Zayed Hamad who runs Kitab al Sunna, a Sunni Islamist charity that helps women refugees and receives funding from Saudi Arabia, says he receives 100 phone calls, emails and even text messages a month from grooms all over the Middle East looking for wives. Some are looking for a bargain.
“Some believe if they marry a Syrian girl it is cheaper,” he says. “I get approached by the brothers but I say it is not my responsibility to find them brides.”
He says it is a good thing as these girls will have more secure futures.
Eman is a typical Damascene beauty with her pale skin and hazel eyes. At 29, she is considered an older bride and has two daughters from her ex-husband whom she divorced because she caught him in bed with his sister-in-law.
Eman is tired of the war and its slogans.
“I curse the people who call for freedom,” she says. “But Bashar invited the devil to Syria.”
She fled to Amman with her girls late last year. All refugees are meant to stay in the Zaatari camp, a dusty, sometimes violent shanty town on the north border. The main drag is nicknamed the Champs Elysees and sells everything from shoes to shawarmas. Women dig small holes in the ground near their tents to avoid trips in the dark to the public toilets because they are afraid.
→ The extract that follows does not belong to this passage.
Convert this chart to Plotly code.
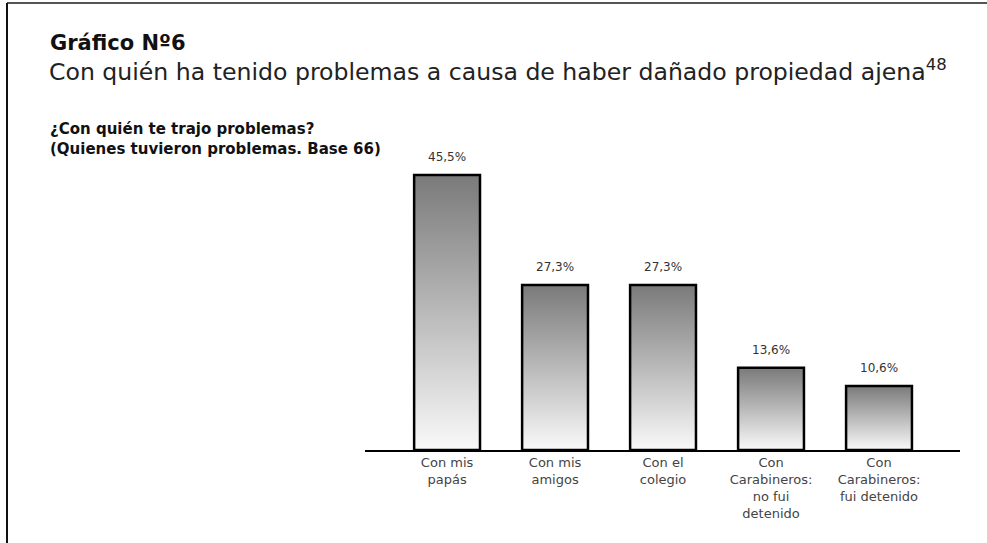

Eman refuses to live there. “It’s horrible,” she says. Instead, she rents a small apartment in Amman with her children, sister and mother for 150 dinars a month.
But life in the capital without the protection of a husband or father is hard. When Eman first arrived she would go to charities and mosques for food and mattresses where her soft Syrian accent immediately attracted attention.
“Wherever I go I get proposals,” she says with more weariness than pride. “They ask, can I smell your perfume for 20 dinars? ($28) Can you lift your veil for 35 dinars ($50)? I’d rather die of hunger than do something wrong.”
Just yesterday she heard about a rich man giving away cash at the local mosque so she went to investigate.
“He was giving $100 and gave money to all the others and told me to wait,” Eman says. “When everyone was done he asked me to call him in the morning at his hotel. I said I’d come with my mother. He said come alone. He would give double the money. I told him he was ridiculous.”
She works from home, shelling peanuts for a factory and earning 2.5 dinars ($3.50) for every 10 kilograms of nuts she peels. Eman wants to marry soon so she doesn’t have to expose herself to unwanted attention.
“I want a real husband and a real marriage, someone like Muhandin,” she says, and giggles. He is a Turkish actor in a popular soap opera.
Um Majed, though, has no time for romantic dreams.
A new client, a Jordanian man aged 29 wants a young bride from the Zaatari camp. He will give Um Majed fake documents and they will pose as charity workers to gain access to the families and size up their daughters.
“Some families accept 50 dinars (72) to let the groom look at their girls,” she says. She has done this ruse several times.
Um Majed will get her cut for brokering the arrangement. But she insists it will be a food package, not cash.